Daeng Faqih memaparkan data Satgas Penanganan Covid-19 dua hari sebelumnya ( Selasa 13/10/2020) tercatat ada 3.906 kasus baru.Sehingga total kasus virus corona di Indonesia menjadi 340.622 orang.
Untuk jumlah pasien yang sembuh bertambah sebanyak 4.777 orang. Total pasien sembuh sebanyak 263.296 orang. Sedangkan 12.027 pasien positif virus corona dilaporkan meninggal dunia.
“Ini kurva (penyebaran Covid-19) sepertinya belum sampai puncak.
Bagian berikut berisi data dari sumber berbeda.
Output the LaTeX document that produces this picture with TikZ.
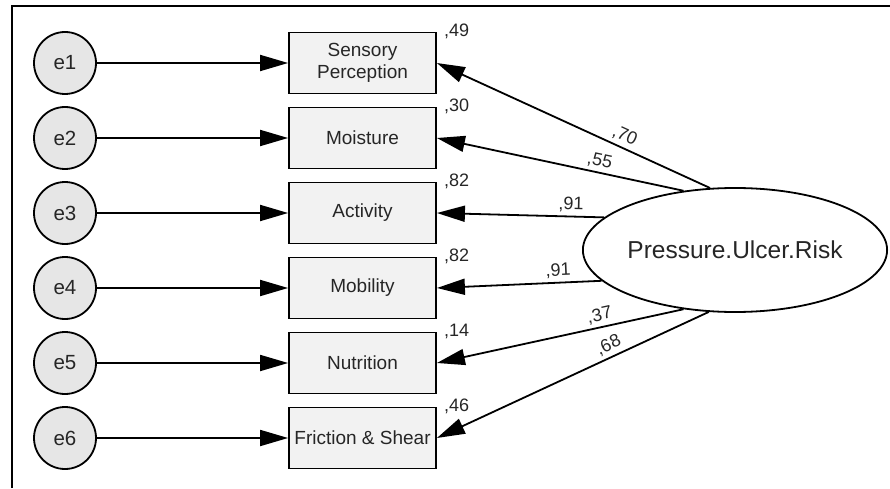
\documentclass[tikz,border=0pt]{standalone}
\usepackage{fontspec}
\setmainfont{Liberation Sans}
\usepackage{tikz}
\usetikzlibrary{arrows.meta}
\usetikzlibrary{shapes.geometric}
\newcommand{\ex}{65}
\newcommand{\bx}{362.5}
\definecolor{errfill}{HTML}{E6E6E6}
\definecolor{obsfill}{HTML}{F2F2F2}
\definecolor{txt}{HTML}{262626}
\tikzset{%
  err/.style={circle, draw, line width=1.8pt, fill=errfill, minimum size=62pt,
    inner sep=0pt, text=txt, font=\fontsize{20.5}{24}\selectfont},
  obs/.style={rectangle, draw, line width=1.8pt, fill=obsfill, minimum width=147pt,
    minimum height=61pt, inner sep=0pt, align=center, text=txt,
    font=\fontsize{19}{22}\selectfont},
  lat/.style={ellipse, draw, line width=1.8pt, minimum width=296pt, minimum height=124pt,
    inner sep=0pt, text=txt, font=\fontsize{24.5}{28}\selectfont},
  num/.style={inner sep=0pt, text=txt, font=\fontsize{18}{20}\selectfont},
  path/.style={line width=1.8pt, -{Triangle[length=28pt,width=16pt]}},
  load/.style={sloped, above=3.5pt, inner sep=0pt, text=txt, font=\fontsize{18}{20}\selectfont}
}
\begin{document}
\begin{tikzpicture}[x=1pt,y=1pt]
\useasboundingbox (0,0) rectangle (890,488);
\draw[line width=1.8pt] (12,0) -- (12,482) -- (890,482);

\node[err] (e1) at (\ex,425) {e1};
\node[err] (e2) at (\ex,350) {e2};
\node[err] (e3) at (\ex,275) {e3};
\node[err] (e4) at (\ex,200) {e4};
\node[err] (e5) at (\ex,125) {e5};
\node[err] (e6) at (\ex,50) {e6};

\node[obs] (sensory) at (\bx,425) {Sensory\\Perception};
\node[obs] (moisture) at (\bx,350) {Moisture};
\node[obs] (activity) at (\bx,275) {Activity};
\node[obs] (mobility) at (\bx,200) {Mobility};
\node[obs] (nutrition) at (\bx,125) {Nutrition};
\node[obs] (friction) at (\bx,50) {Friction \& Shear};

\node[lat] (risk) at (735,238) {Pressure.Ulcer.Risk};

% residuals
\draw[path] (e1) -- (sensory);
\draw[path] (e2) -- (moisture);
\draw[path] (e3) -- (activity);
\draw[path] (e4) -- (mobility);
\draw[path] (e5) -- (nutrition);
\draw[path] (e6) -- (friction);

% squared multiple correlations
\node[num, anchor=base west] (r1) at ([xshift=7pt,yshift=-5pt]sensory.north east) {,49};
\node[num, anchor=base west] (r2) at ([xshift=7pt,yshift=-5pt]moisture.north east) {,30};
\node[num, anchor=base west] (r3) at ([xshift=7pt,yshift=-5pt]activity.north east) {,82};
\node[num, anchor=base west] (r4) at ([xshift=7pt,yshift=-5pt]mobility.north east) {,82};
\node[num, anchor=base west] (r5) at ([xshift=7pt,yshift=-5pt]nutrition.north east) {,14};
\node[num, anchor=base west] (r6) at ([xshift=7pt,yshift=-5pt]friction.north east) {,46};

% loadings
\draw[path] (risk.112.8) -- node[load, pos=0.33] (l1) {,70} (sensory.east);
\draw[path] (risk.131.4) -- node[load, pos=0.35] (l2) {,55} (moisture.east);
\draw[path] (risk.166.8) -- node[load, pos=0.2] (l3) {,91} (activity.east);
\draw[path] (risk.193.6) -- node[load, pos=0.26] (l4) {,91} (mobility.east);
\draw[path] (risk.229.6) -- node[load, pos=0.33] (l5) {,37} (nutrition.east);
\draw[path] (risk.247.6) -- node[load, pos=0.35] (l6) {,68} (friction.east);

\end{tikzpicture}
\end{document}
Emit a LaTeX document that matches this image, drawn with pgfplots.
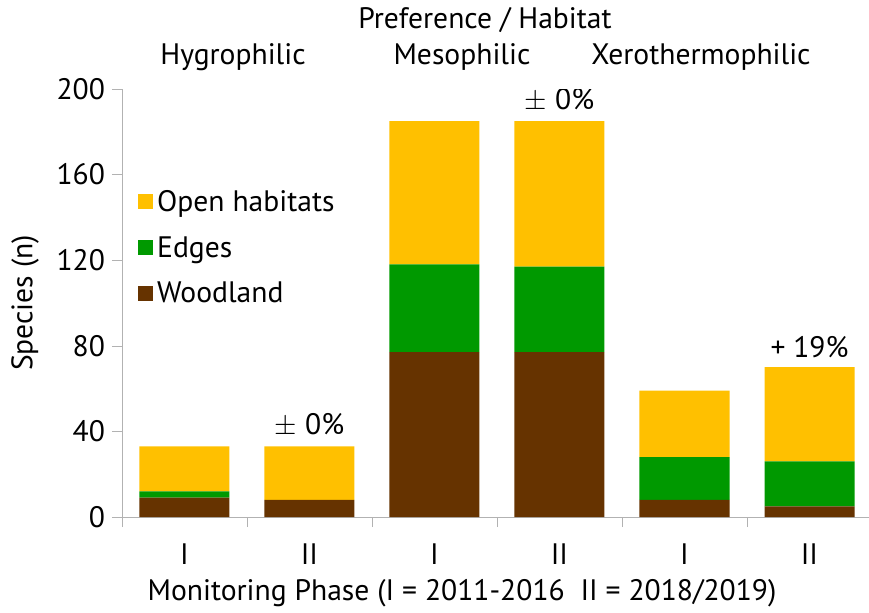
\documentclass[border=0pt]{standalone}
\usepackage{fontspec}
\setmainfont{PT Sans}
\usepackage{pgfplots}
\pgfplotsset{compat=1.18}
\definecolor{cOpen}{HTML}{FFC000}
\definecolor{cEdge}{HTML}{009900}
\definecolor{cWood}{HTML}{663300}
\begin{document}
\begin{tikzpicture}[font=\fontsize{14.8}{17}\selectfont]
\path[use as bounding box] (-61pt,-47.5pt) rectangle (373.5pt,258.5pt);
\begin{axis}[
  at={(0,0)}, anchor=south west,
  scale only axis, width=375pt, height=214pt,
  ybar stacked, bar width=45pt,
  xmin=-0.5, xmax=5.5, ymin=0, ymax=200,
  axis x line=bottom, axis y line=left,
  axis line style={draw=gray!60, -},
  xtick={-0.5,0.5,1.5,2.5,3.5,4.5,5.5},
  xticklabels={I,II,I,II,I,II},
  x tick label as interval,
  x tick style={draw=gray!60},
  tick align=outside,
  ytick={0,40,80,120,160,200},
  y tick style={draw=gray!60},
  major tick length=5pt,
  /pgf/number format/assume math mode=true,
  tick label style={font=\fontsize{14.8}{17}\selectfont},
  xticklabel style={yshift=-5pt},
  ylabel={Species (n)},
  xlabel={Monitoring Phase (I = 2011-2016\ \ II = 2018/2019)},
  every axis y label/.style={rotate=90, anchor=center, at={(-48.5pt,107pt)}},
  every axis x label/.style={at={(170pt,-38pt)}, anchor=center},
  legend style={at={(0.013,0.783)}, anchor=north west, draw=none, fill=none,
    font=\fontsize{14.8}{17}\selectfont, row sep=7pt},
  legend cell align=left,
  reverse legend,
  legend image code/.code={\fill[#1] (0pt,-3.5pt) rectangle (7.5pt,4pt);},
]
\addplot[fill=cWood, draw=none] coordinates {(0,9) (1,8) (2,77) (3,77) (4,8) (5,5)};
\addlegendentry{Woodland}
\addplot[fill=cEdge, draw=none] coordinates {(0,3) (1,0) (2,41) (3,40) (4,20) (5,21)};
\addlegendentry{Edges}
\addplot[fill=cOpen, draw=none] coordinates {(0,21) (1,25) (2,67) (3,68) (4,31) (5,44)};
\addlegendentry{Open habitats}
\node[anchor=south, yshift=1pt] at (axis cs:1,33) {$\pm$ 0\%};
\node[anchor=south, yshift=1pt] at (axis cs:3,185) {$\pm$ 0\%};
\node[anchor=south, yshift=1pt] at (axis cs:5,70) {+ 19\%};
\end{axis}
\node at (181.5pt,248.5pt) {Preference / Habitat};
\node at (55.5pt,230pt) {Hygrophilic};
\node at (170pt,230pt) {Mesophilic};
\node at (289.5pt,230pt) {Xerothermophilic};
\end{tikzpicture}
\end{document}
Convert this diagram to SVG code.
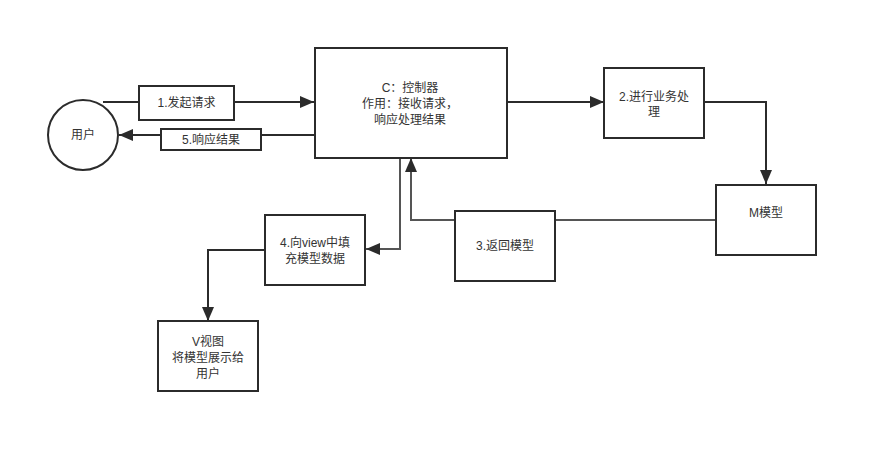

Meski begitu kita bersyukur dari data pemerintah angka kesembuhan hampir mendekati 80 persen, angka kematian bisa ditekan di angka 3,4 persen,” katanya.
Untuk menurunkan angka penularan Covid-19 yang penyebarannya lewat manusia dan berlangsung cepat ketimbang virus SARS dan MERS adalah dengan menyediakan pelayanan kesehatan kepada masyarakat. Menurutnya, saat ini pemerintah sudah sigap dengan melakukan strategi pelayanan kesehatan ke masyarakat yang terpapar Covid-19.
Strategi kedua adalah melakukan langkah pencegahan bagi OTG atau orang sehat. Misalnya dengan melakukan gerakan 3M. Masalahnya, dalam beberapa survei, orang Indonesia ternyata banyak yang tidak peduli dengan 3M ini.
Akan halnya vaksin Covid-19 yang banyak diharapkan semua negara, termasuk Indonesia, menurut d
“Kalau kita kompak dengan gerakan 3 M, maka akan lebih cepat penanganan virusnya. Cara lain yang lebih spesifik yakni dengan pemakaian vaksin sebagai penangkal antibodi di tubuh. “Ini harapan bagi kita semua supaya kecepatan penularan covid bisa diatasi,” harap Daeng.
Masalahnya, pembuatan vaksin yang masih dalam proses sekarang, bukan di efektifitas dan efisiensinya. Tapi lebih ke segi kualitas yang makin baik. Artinya cara pembuatan atau proses dari bahan baku sampai produk jadi bisa memenuhi good manufacturing practice. Selain itu, vaksin tersebut harus memenuhi kriteria aman, safety dan khasiatnya terbukti. Semuanya harus dilakukan lewat penelitian dan uji klinis (pada hewan dan manusia).
“Bila vaksin itu sudah ada, yang tidak boleh dilupakan bagi masyarakat Indonesia adalah aspek affordable dan acceptability, keterjangkauan harga dan diterima masyarakat. Yang terakhir ini lebih ke masalah halal dan haram produk,” tuntasnya.